Tel que présenté, stationner son engin chez certains gardes vélos peut, surtout lors des manifestations de grandes envergures où ils se multiplient, être un grand risque. Et, loin de sécuriser les motos, le garde vélo peut plus les exposer. Car, sans enregistrement de la structure, il sera difficile, en cas de perte de trouver les promoteurs afin de se faire rembourser.
Contrainte
Confier ou non sa moto à un garde vélo devrait être du ressort du propriétaire mais devant certains établissements, le motocycliste n’a pas de choix.

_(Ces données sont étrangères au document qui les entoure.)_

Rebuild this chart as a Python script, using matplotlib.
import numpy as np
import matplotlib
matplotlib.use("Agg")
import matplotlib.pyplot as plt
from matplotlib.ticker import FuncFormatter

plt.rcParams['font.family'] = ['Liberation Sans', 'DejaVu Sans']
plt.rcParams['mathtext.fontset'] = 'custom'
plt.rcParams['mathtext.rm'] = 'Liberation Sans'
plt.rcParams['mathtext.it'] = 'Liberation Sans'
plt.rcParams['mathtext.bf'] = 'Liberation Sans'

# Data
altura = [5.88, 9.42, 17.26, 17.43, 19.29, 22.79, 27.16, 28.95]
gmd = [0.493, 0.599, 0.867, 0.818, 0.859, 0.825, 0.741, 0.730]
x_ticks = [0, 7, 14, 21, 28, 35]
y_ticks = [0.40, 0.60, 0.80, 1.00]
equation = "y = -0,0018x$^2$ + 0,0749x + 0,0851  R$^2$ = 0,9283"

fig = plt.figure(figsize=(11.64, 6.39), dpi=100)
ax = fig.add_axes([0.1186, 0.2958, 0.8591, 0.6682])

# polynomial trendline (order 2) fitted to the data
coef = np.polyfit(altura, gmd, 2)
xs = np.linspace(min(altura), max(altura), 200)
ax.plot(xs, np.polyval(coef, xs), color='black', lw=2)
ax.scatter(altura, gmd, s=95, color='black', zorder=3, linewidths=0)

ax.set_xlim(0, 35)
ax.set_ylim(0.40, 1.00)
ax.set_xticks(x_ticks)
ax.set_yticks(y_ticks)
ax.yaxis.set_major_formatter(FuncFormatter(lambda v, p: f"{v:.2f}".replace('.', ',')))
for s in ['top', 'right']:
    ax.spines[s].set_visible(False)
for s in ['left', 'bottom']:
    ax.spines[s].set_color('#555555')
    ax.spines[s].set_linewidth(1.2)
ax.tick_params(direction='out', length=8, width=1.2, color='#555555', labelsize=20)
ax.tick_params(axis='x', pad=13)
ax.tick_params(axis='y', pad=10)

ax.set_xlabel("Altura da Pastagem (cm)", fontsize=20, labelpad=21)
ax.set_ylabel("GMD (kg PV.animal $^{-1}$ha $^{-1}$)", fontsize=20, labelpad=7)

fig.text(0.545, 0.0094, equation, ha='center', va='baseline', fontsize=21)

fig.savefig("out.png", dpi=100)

Et d’ailleurs, les indications sont assez claires. «Stationnement interdit», «garde vélo obligatoire». Que vous le voulez ou pas, vous payerez une somme pour avoir garé votre engin là et ce, qui que vous soyez. Selon des témoignages de certaines personnes, il arrive souvent que votre engin soit déplacé et mis au garde vélo si vous ne l’aviez pas fait auparavant. Devant certaines structures notamment les banques, il est souvent fréquent de voir des pancartes des autorités de l’établissement annonçant la déclinaison de toute responsabilité en cas de perte d’engin qui conditionnent souvent les propriétaires de moto à confier leur moyen de déplacement à un garde vélo. Pour les habitués de la plage Obama Beach de Cotonou, la leçon est déjà sue. Il est impossible de venir à moto et de ne pas mettre son engin au garde vélo. Devant plusieurs autres institutions et établissements, la situation est la même, à quelques exceptions près. Et aujourd’hui répondre aux questions de savoir pourquoi les choses sont ainsi? Et que fait-on pour changer la donne se révèlent être un casse-tête chinois.